>>>>
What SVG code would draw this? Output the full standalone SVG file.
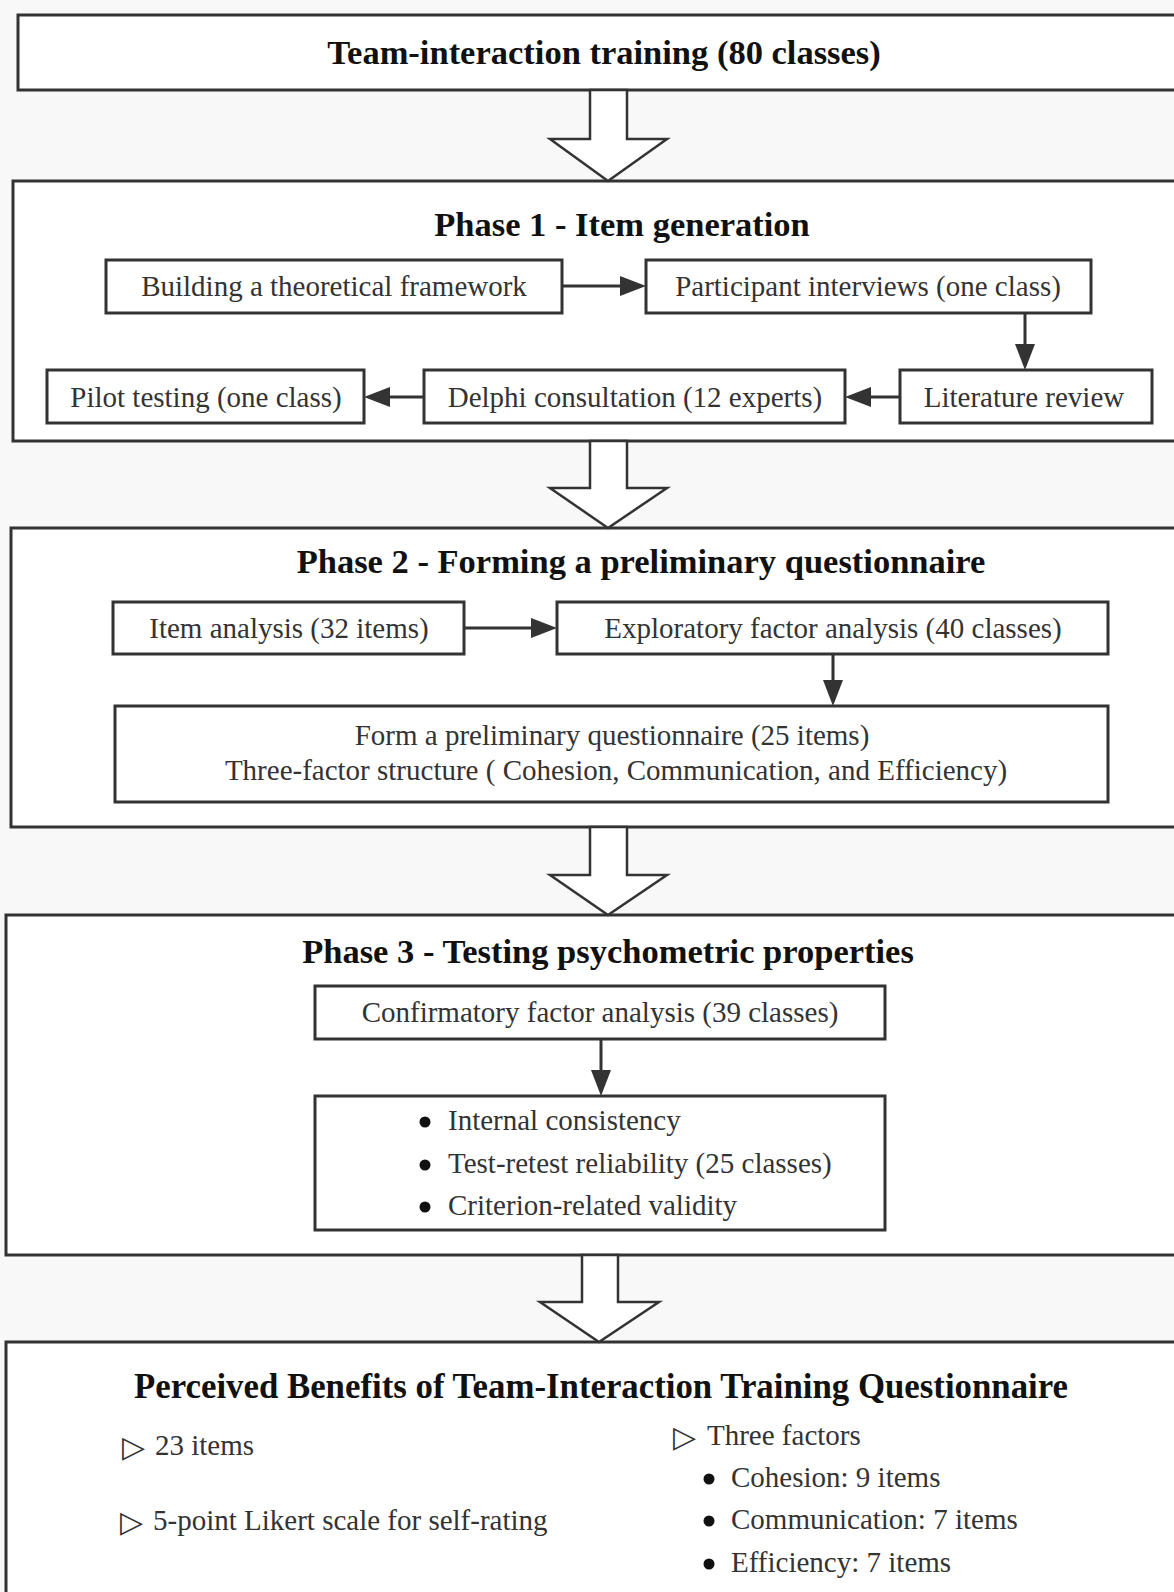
<svg xmlns="http://www.w3.org/2000/svg" width="1174" height="1592" viewBox="0 0 1174 1592">
<defs>
<style>
.bg{fill:#f8f8f8}
.phase{fill:#fff;stroke:#333;stroke-width:3}
.node{fill:#fff;stroke:#333;stroke-width:3}
.big{fill:#fff;stroke:#333;stroke-width:2.5;stroke-linejoin:miter}
.conn{stroke:#333;stroke-width:3;fill:none}
.h{font-family:"Liberation Serif","Times New Roman",serif;font-weight:bold;font-size:34.5px;fill:#111;text-anchor:middle}
.t{font-family:"Liberation Serif","Times New Roman",serif;font-size:29px;fill:#333;text-anchor:middle}
.l{font-family:"Liberation Serif","Times New Roman",serif;font-size:29px;fill:#333}
.tri{font-family:"DejaVu Sans",sans-serif;font-size:30px;fill:#333}
.dot{fill:#111}
</style>
<marker id="ah" viewBox="0 0 26 20" refX="16" refY="10" markerWidth="26" markerHeight="20" markerUnits="userSpaceOnUse" orient="auto">
<path d="M0,0 L26,10 L0,20 z" fill="#333"/>
</marker>
</defs>
<rect class="bg" x="0" y="0" width="1174" height="1592"/>

<g id="top">
<rect class="phase" x="18" y="15" width="1170" height="75"/>
<text class="h" x="604" y="64">Team-interaction training (80 classes)</text>
</g>

<g id="phase1">
<rect class="phase" x="13" y="181" width="1175" height="260"/>
<text class="h" x="622" y="236">Phase 1 - Item generation</text>
</g>
<g id="building">
<rect class="node" x="106" y="260" width="456" height="53"/>
<text class="t" x="334" y="296">Building a theoretical framework</text>
</g>
<g id="participant">
<rect class="node" x="646" y="260" width="445" height="53"/>
<text class="t" x="868" y="296">Participant interviews (one class)</text>
</g>
<g id="literature">
<rect class="node" x="900" y="370" width="252" height="53"/>
<text class="t" x="1024" y="407">Literature review</text>
</g>
<g id="delphi">
<rect class="node" x="424" y="370" width="421" height="53"/>
<text class="t" x="635" y="407">Delphi consultation (12 experts)</text>
</g>
<g id="pilot">
<rect class="node" x="47" y="370" width="317" height="53"/>
<text class="t" x="206" y="407">Pilot testing (one class)</text>
</g>

<g id="phase2">
<rect class="phase" x="11" y="528" width="1177" height="299"/>
<text class="h" x="641" y="573">Phase 2 - Forming a preliminary questionnaire</text>
</g>
<g id="itemanalysis">
<rect class="node" x="113" y="602" width="351" height="52"/>
<text class="t" x="289" y="638">Item analysis (32 items)</text>
</g>
<g id="efa">
<rect class="node" x="557" y="602" width="551" height="52"/>
<text class="t" x="833" y="638">Exploratory factor analysis (40 classes)</text>
</g>
<g id="form">
<rect class="node" x="115" y="706" width="993" height="96"/>
<text class="t" x="612" y="745">Form a preliminary questionnaire (25 items)</text>
<text class="t" x="616" y="780">Three-factor structure ( Cohesion, Communication, and Efficiency)</text>
</g>

<g id="phase3">
<rect class="phase" x="6" y="915" width="1182" height="340"/>
<text class="h" x="608" y="963">Phase 3 - Testing psychometric properties</text>
</g>
<g id="cfa">
<rect class="node" x="315" y="986" width="570" height="53"/>
<text class="t" x="600" y="1022">Confirmatory factor analysis (39 classes)</text>
</g>
<g id="properties">
<rect class="node" x="315" y="1096" width="570" height="134"/>
<circle class="dot" cx="425" cy="1122" r="5.5"/>
<text class="l" x="448" y="1130">Internal consistency</text>
<circle class="dot" cx="425" cy="1165" r="5.5"/>
<text class="l" x="448" y="1173">Test-retest reliability (25 classes)</text>
<circle class="dot" cx="425" cy="1207" r="5.5"/>
<text class="l" x="448" y="1215">Criterion-related validity</text>
</g>

<g id="result">
<rect class="phase" x="6" y="1342" width="1182" height="270"/>
<text class="h" x="601" y="1398" style="font-size:34.8px">Perceived Benefits of Team-Interaction Training Questionnaire</text>
<text class="tri" x="122" y="1457">▷</text>
<text class="l" x="155" y="1455">23 items</text>
<text class="tri" x="120" y="1532">▷</text>
<text class="l" x="153" y="1530">5-point Likert scale for self-rating</text>
<text class="tri" x="673" y="1447">▷</text>
<text class="l" x="707" y="1445">Three factors</text>
<circle class="dot" cx="709" cy="1479" r="5.5"/>
<text class="l" x="731" y="1487">Cohesion: 9 items</text>
<circle class="dot" cx="709" cy="1521" r="5.5"/>
<text class="l" x="731" y="1529">Communication: 7 items</text>
<circle class="dot" cx="709" cy="1564" r="5.5"/>
<text class="l" x="731" y="1572">Efficiency: 7 items</text>
</g>

<g id="connectors">
<polygon class="big" points="590,90 590,139 550,139 608,181 667,139 627,139 627,90"/>
<polygon class="big" points="590,441 590,488 550,488 608,528 667,488 627,488 627,441"/>
<polygon class="big" points="590,827 590,875 550,875 608,915 667,875 627,875 627,827"/>
<polygon class="big" points="582,1255 582,1302 540,1302 599,1342 659,1302 618,1302 618,1255"/>
<line class="conn" x1="562" y1="286" x2="636" y2="286" marker-end="url(#ah)"/>
<line class="conn" x1="1025" y1="313" x2="1025" y2="360" marker-end="url(#ah)"/>
<line class="conn" x1="900" y1="397" x2="855" y2="397" marker-end="url(#ah)"/>
<line class="conn" x1="424" y1="397" x2="374" y2="397" marker-end="url(#ah)"/>
<line class="conn" x1="464" y1="628" x2="547" y2="628" marker-end="url(#ah)"/>
<line class="conn" x1="833" y1="654" x2="833" y2="696" marker-end="url(#ah)"/>
<line class="conn" x1="601" y1="1039" x2="601" y2="1086" marker-end="url(#ah)"/>
</g>
</svg>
<<<<
Copy out the data above exactly, except the pictures.

What SVG code would draw this? Output the full standalone SVG file.
<svg xmlns="http://www.w3.org/2000/svg" width="1174" height="1592" viewBox="0 0 1174 1592">
<defs>
<style>
.bg{fill:#f8f8f8}
.phase{fill:#fff;stroke:#333;stroke-width:3}
.node{fill:#fff;stroke:#333;stroke-width:3}
.big{fill:#fff;stroke:#333;stroke-width:2.5;stroke-linejoin:miter}
.conn{stroke:#333;stroke-width:3;fill:none}
.h{font-family:"Liberation Serif","Times New Roman",serif;font-weight:bold;font-size:34.5px;fill:#111;text-anchor:middle}
.t{font-family:"Liberation Serif","Times New Roman",serif;font-size:29px;fill:#333;text-anchor:middle}
.l{font-family:"Liberation Serif","Times New Roman",serif;font-size:29px;fill:#333}
.tri{font-family:"DejaVu Sans",sans-serif;font-size:30px;fill:#333}
.dot{fill:#111}
</style>
<marker id="ah" viewBox="0 0 26 20" refX="16" refY="10" markerWidth="26" markerHeight="20" markerUnits="userSpaceOnUse" orient="auto">
<path d="M0,0 L26,10 L0,20 z" fill="#333"/>
</marker>
</defs>
<rect class="bg" x="0" y="0" width="1174" height="1592"/>

<g id="top">
<rect class="phase" x="18" y="15" width="1170" height="75"/>
<text class="h" x="604" y="64">Team-interaction training (80 classes)</text>
</g>

<g id="phase1">
<rect class="phase" x="13" y="181" width="1175" height="260"/>
<text class="h" x="622" y="236">Phase 1 - Item generation</text>
</g>
<g id="building">
<rect class="node" x="106" y="260" width="456" height="53"/>
<text class="t" x="334" y="296">Building a theoretical framework</text>
</g>
<g id="participant">
<rect class="node" x="646" y="260" width="445" height="53"/>
<text class="t" x="868" y="296">Participant interviews (one class)</text>
</g>
<g id="literature">
<rect class="node" x="900" y="370" width="252" height="53"/>
<text class="t" x="1024" y="407">Literature review</text>
</g>
<g id="delphi">
<rect class="node" x="424" y="370" width="421" height="53"/>
<text class="t" x="635" y="407">Delphi consultation (12 experts)</text>
</g>
<g id="pilot">
<rect class="node" x="47" y="370" width="317" height="53"/>
<text class="t" x="206" y="407">Pilot testing (one class)</text>
</g>

<g id="phase2">
<rect class="phase" x="11" y="528" width="1177" height="299"/>
<text class="h" x="641" y="573">Phase 2 - Forming a preliminary questionnaire</text>
</g>
<g id="itemanalysis">
<rect class="node" x="113" y="602" width="351" height="52"/>
<text class="t" x="289" y="638">Item analysis (32 items)</text>
</g>
<g id="efa">
<rect class="node" x="557" y="602" width="551" height="52"/>
<text class="t" x="833" y="638">Exploratory factor analysis (40 classes)</text>
</g>
<g id="form">
<rect class="node" x="115" y="706" width="993" height="96"/>
<text class="t" x="612" y="745">Form a preliminary questionnaire (25 items)</text>
<text class="t" x="616" y="780">Three-factor structure ( Cohesion, Communication, and Efficiency)</text>
</g>

<g id="phase3">
<rect class="phase" x="6" y="915" width="1182" height="340"/>
<text class="h" x="608" y="963">Phase 3 - Testing psychometric properties</text>
</g>
<g id="cfa">
<rect class="node" x="315" y="986" width="570" height="53"/>
<text class="t" x="600" y="1022">Confirmatory factor analysis (39 classes)</text>
</g>
<g id="properties">
<rect class="node" x="315" y="1096" width="570" height="134"/>
<circle class="dot" cx="425" cy="1122" r="5.5"/>
<text class="l" x="448" y="1130">Internal consistency</text>
<circle class="dot" cx="425" cy="1165" r="5.5"/>
<text class="l" x="448" y="1173">Test-retest reliability (25 classes)</text>
<circle class="dot" cx="425" cy="1207" r="5.5"/>
<text class="l" x="448" y="1215">Criterion-related validity</text>
</g>

<g id="result">
<rect class="phase" x="6" y="1342" width="1182" height="270"/>
<text class="h" x="601" y="1398" style="font-size:34.8px">Perceived Benefits of Team-Interaction Training Questionnaire</text>
<text class="tri" x="122" y="1457">▷</text>
<text class="l" x="155" y="1455">23 items</text>
<text class="tri" x="120" y="1532">▷</text>
<text class="l" x="153" y="1530">5-point Likert scale for self-rating</text>
<text class="tri" x="673" y="1447">▷</text>
<text class="l" x="707" y="1445">Three factors</text>
<circle class="dot" cx="709" cy="1479" r="5.5"/>
<text class="l" x="731" y="1487">Cohesion: 9 items</text>
<circle class="dot" cx="709" cy="1521" r="5.5"/>
<text class="l" x="731" y="1529">Communication: 7 items</text>
<circle class="dot" cx="709" cy="1564" r="5.5"/>
<text class="l" x="731" y="1572">Efficiency: 7 items</text>
</g>

<g id="connectors">
<polygon class="big" points="590,90 590,139 550,139 608,181 667,139 627,139 627,90"/>
<polygon class="big" points="590,441 590,488 550,488 608,528 667,488 627,488 627,441"/>
<polygon class="big" points="590,827 590,875 550,875 608,915 667,875 627,875 627,827"/>
<polygon class="big" points="582,1255 582,1302 540,1302 599,1342 659,1302 618,1302 618,1255"/>
<line class="conn" x1="562" y1="286" x2="636" y2="286" marker-end="url(#ah)"/>
<line class="conn" x1="1025" y1="313" x2="1025" y2="360" marker-end="url(#ah)"/>
<line class="conn" x1="900" y1="397" x2="855" y2="397" marker-end="url(#ah)"/>
<line class="conn" x1="424" y1="397" x2="374" y2="397" marker-end="url(#ah)"/>
<line class="conn" x1="464" y1="628" x2="547" y2="628" marker-end="url(#ah)"/>
<line class="conn" x1="833" y1="654" x2="833" y2="696" marker-end="url(#ah)"/>
<line class="conn" x1="601" y1="1039" x2="601" y2="1086" marker-end="url(#ah)"/>
</g>
</svg>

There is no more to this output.